Initially, the Ki-109 program was to utilize two Ki-109 aircraft working in conjunction with one version fitted with a searchlight and powerful radar while the other operated with a powerful large caliber weapon. This "hunter-killer" pairing was to work in unison at detecting incoming enemy threats and eliminating them in total darkness. The system, however, proved to be quite complicated and thusly only a single Ki-109 design would emerge, now as a day interceptor, though still mounting a large caliber weapon.
The Ki-109 retained many of the visual qualities of the Ki-67 heavy bomber. Among the chief changes were the lack of much defensive armament and the use of more powerful engines over her predecessor (2 x Mitsubishi Ha-104 series piston engines at 1,900 horsepower). The Ki-109 was defensed by only a single 12.7mm heavy caliber machine gun in the tail. Beyond that, her armament was all-offensive and consisted of a 75mm anti-aircraft cannon in the nose. This system was manually loaded but could be fired with the Ki-109 aircraft still well out of the range of the B-29's defensive machine gun armament.
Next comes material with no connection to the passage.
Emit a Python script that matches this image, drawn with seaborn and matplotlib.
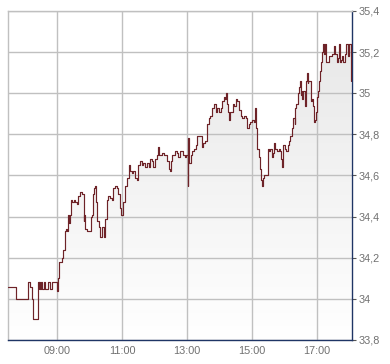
import numpy as np
import pandas as pd
import matplotlib
matplotlib.use("Agg")
import matplotlib.pyplot as plt
import seaborn as sns
from matplotlib.colors import LinearSegmentedColormap

# time in minutes since midnight, price values
minutes = [449, 465, 487, 491, 494, 496, 504, 506, 507, 509, 511, 513, 516, 518, 524, 527, 530,
           540, 542, 544, 547, 550, 551, 554, 557, 559, 561, 563, 564, 566, 568, 571, 573, 576,
           579, 583, 586, 589, 590, 592, 596, 600, 602, 605, 607, 609, 611, 612, 614, 618, 619,
           623, 626, 629, 632, 635, 638, 641, 644, 647, 650, 653, 656, 659, 662, 666, 669, 672,
           675, 678, 681, 684, 687, 690, 693, 696, 699, 702, 706, 709, 712, 715, 718, 721, 724,
           727, 729, 733, 738, 743, 746, 749, 751, 753, 757, 761, 764, 767, 770, 773, 776, 779,
           781, 782, 784, 787, 790, 793, 796, 799, 802, 805, 807, 809, 813, 817, 820, 823, 827,
           830, 833, 836, 839, 842, 845, 848, 850, 852, 854, 856, 857, 860, 864, 867, 870, 873,
           876, 879, 882, 885, 888, 891, 894, 897, 900, 903, 905, 908, 910, 913, 914, 916, 918,
           920, 923, 930, 932, 934, 936, 938, 940, 942, 947, 950, 951, 954, 956, 958, 961, 963,
           966, 968, 970, 973, 974, 976, 979, 980, 982, 984, 986, 988, 990, 992, 993, 995, 997,
           999, 1001, 1003, 1004, 1006, 1009, 1011, 1013, 1015, 1017, 1019, 1020, 1022, 1024,
           1026, 1028, 1030, 1031, 1032, 1034, 1036, 1037, 1040, 1042, 1045, 1048, 1051, 1052,
           1054, 1056, 1058, 1060, 1062, 1065, 1066, 1068, 1071, 1072, 1074, 1077, 1079, 1080,
           1082, 1083]
prices = [34.06, 34.00, 34.08, 34.06, 34.00, 33.90, 34.08, 34.05, 34.08, 34.05, 34.08, 34.05, 34.08,
          34.05, 34.08, 34.05, 34.08,
          34.04, 34.10, 34.18, 34.18, 34.20, 34.24, 34.33, 34.34, 34.33, 34.41, 34.37, 34.41,
          34.48, 34.47, 34.48, 34.47, 34.46,
          34.50, 34.52, 34.51, 34.38, 34.41, 34.34, 34.33, 34.33, 34.40, 34.41, 34.51, 34.54,
          34.55, 34.47, 34.38, 34.35, 34.30,
          34.35, 34.30, 34.39, 34.48, 34.50, 34.49, 34.48, 34.54, 34.55, 34.54, 34.51, 34.44,
          34.41, 34.47, 34.55, 34.59, 34.65,
          34.62, 34.61, 34.62, 34.59, 34.58, 34.65, 34.67, 34.65, 34.66, 34.64, 34.66, 34.64,
          34.68, 34.67, 34.64, 34.68, 34.70,
          34.74, 34.70, 34.71, 34.70, 34.67, 34.63, 34.62, 34.67, 34.70, 34.72, 34.71, 34.69,
          34.72, 34.72, 34.70, 34.69, 34.70,
          34.55, 34.78, 34.66, 34.70, 34.72, 34.73, 34.75, 34.79, 34.79, 34.79, 34.74, 34.76,
          34.77, 34.85, 34.88, 34.89, 34.93,
          34.95, 34.91, 34.93, 34.91, 34.93, 34.96, 34.98, 34.97, 35.00, 34.95, 34.91, 34.87,
          34.91, 34.95, 34.94, 34.97, 34.96,
          34.92, 34.89, 34.88, 34.89, 34.88, 34.83, 34.85, 34.86, 34.87, 34.86, 34.93, 34.83,
          34.73, 34.69, 34.63, 34.58, 34.55,
          34.59, 34.60, 34.73, 34.72, 34.73, 34.69, 34.71, 34.76, 34.73, 34.72, 34.73, 34.72,
          34.68, 34.64, 34.75, 34.73, 34.72,
          34.75, 34.77, 34.79, 34.80, 34.83, 34.88, 34.85, 34.93, 34.95, 35.00, 35.03, 35.06,
          34.99, 35.01, 34.97, 35.01, 34.94,
          35.06, 35.10, 35.05, 35.06, 35.06, 34.96, 34.97, 34.94, 34.86, 34.87, 34.91, 34.98,
          35.01, 35.06,
          35.11, 35.15, 35.20, 35.24, 35.19, 35.24, 35.15, 35.15, 35.15, 35.18, 35.18, 35.19,
          35.19, 35.23,
          35.19, 35.15, 35.17, 35.24, 35.15, 35.16, 35.18, 35.15, 35.15, 35.19, 35.24, 35.18,
          35.24, 35.24,
          35.13, 35.06]

x_ticks = [540, 660, 780, 900, 1020]
x_labels = ["09:00", "11:00", "13:00", "15:00", "17:00"]
y_ticks = [33.8, 34.0, 34.2, 34.4, 34.6, 34.8, 35.0, 35.2, 35.4]
y_labels = ["33,8", "34", "34,2", "34,4", "34,6", "34,8", "35", "35,2", "35,4"]

df = pd.DataFrame({"t": minutes, "price": prices})

sns.set_style("white")
plt.rcParams["font.family"] = ["Liberation Sans", "DejaVu Sans"]

fig = plt.figure(figsize=(3.9, 3.64), dpi=100)
ax = fig.add_axes([8 / 390, 24 / 364, 344 / 390, 329 / 364])

xmin, xmax = 449.5, 1084.6
ymin, ymax = 33.8, 35.4

# gradient fill under the line
poly = ax.fill_between(df["t"], df["price"], ymin, step="post", facecolor="none",
                       edgecolor="none")
cmap = LinearSegmentedColormap.from_list("g", ["#ffffff", "#e6e6e6"])
grad = np.linspace(0, 1, 256).reshape(-1, 1)
im = ax.imshow(grad, extent=[xmin, xmax, ymin, ymax], origin="lower", aspect="auto",
               cmap=cmap, zorder=0.2, interpolation="bilinear")
im.set_clip_path(poly.get_paths()[0], transform=ax.transData)

sns.lineplot(data=df, x="t", y="price", ax=ax, estimator=None, sort=False,
             drawstyle="steps-post", color="#6e2328", linewidth=0.85, zorder=3)

ax.set_xlim(xmin, xmax)
ax.set_ylim(ymin, ymax)
ax.set_xticks(x_ticks)
ax.set_xticklabels(x_labels)
ax.set_yticks(y_ticks)
ax.set_yticklabels(y_labels)
ax.yaxis.tick_right()
ax.set_xlabel("")
ax.set_ylabel("")

ax.grid(True, color="#c0c0c0", linewidth=1.0)
ax.set_axisbelow(True)

for side in ["top", "left"]:
    ax.spines[side].set_color("#c0c0c0")
    ax.spines[side].set_linewidth(1.0)
for side in ["right", "bottom"]:
    ax.spines[side].set_color("#1f3565")
    ax.spines[side].set_linewidth(1.0)
    ax.spines[side].set_visible(True)

ax.tick_params(axis="x", direction="out", length=3, width=0.8, color="#888888",
               labelcolor="#707070", labelsize=7.8, pad=1.5)
ax.tick_params(axis="y", direction="out", length=3, width=0.8, color="#555555",
               labelcolor="#707070", labelsize=7.8, pad=1.5, right=True, left=False)

fig.savefig("out.png", dpi=100)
The new Mitsubishi Ki-109 entered limited production that eventually totaled only some 24 total examples (2 were the day version prototypes). Though maintaining the maneuverability of the Ki-67, the system still proved to lack true high altitude performance that was required of the type. This was basically moot by this point in the war, however, as the American bombers were now conducting low-level nighttime operations for improved accuracy. The Ki-109 - at best - was a stop-gap design that never saw its true operational potential fulfilled. But such was the case when operating from a completely defensive standpoint as the Empire of Japan was by this point in the conflict.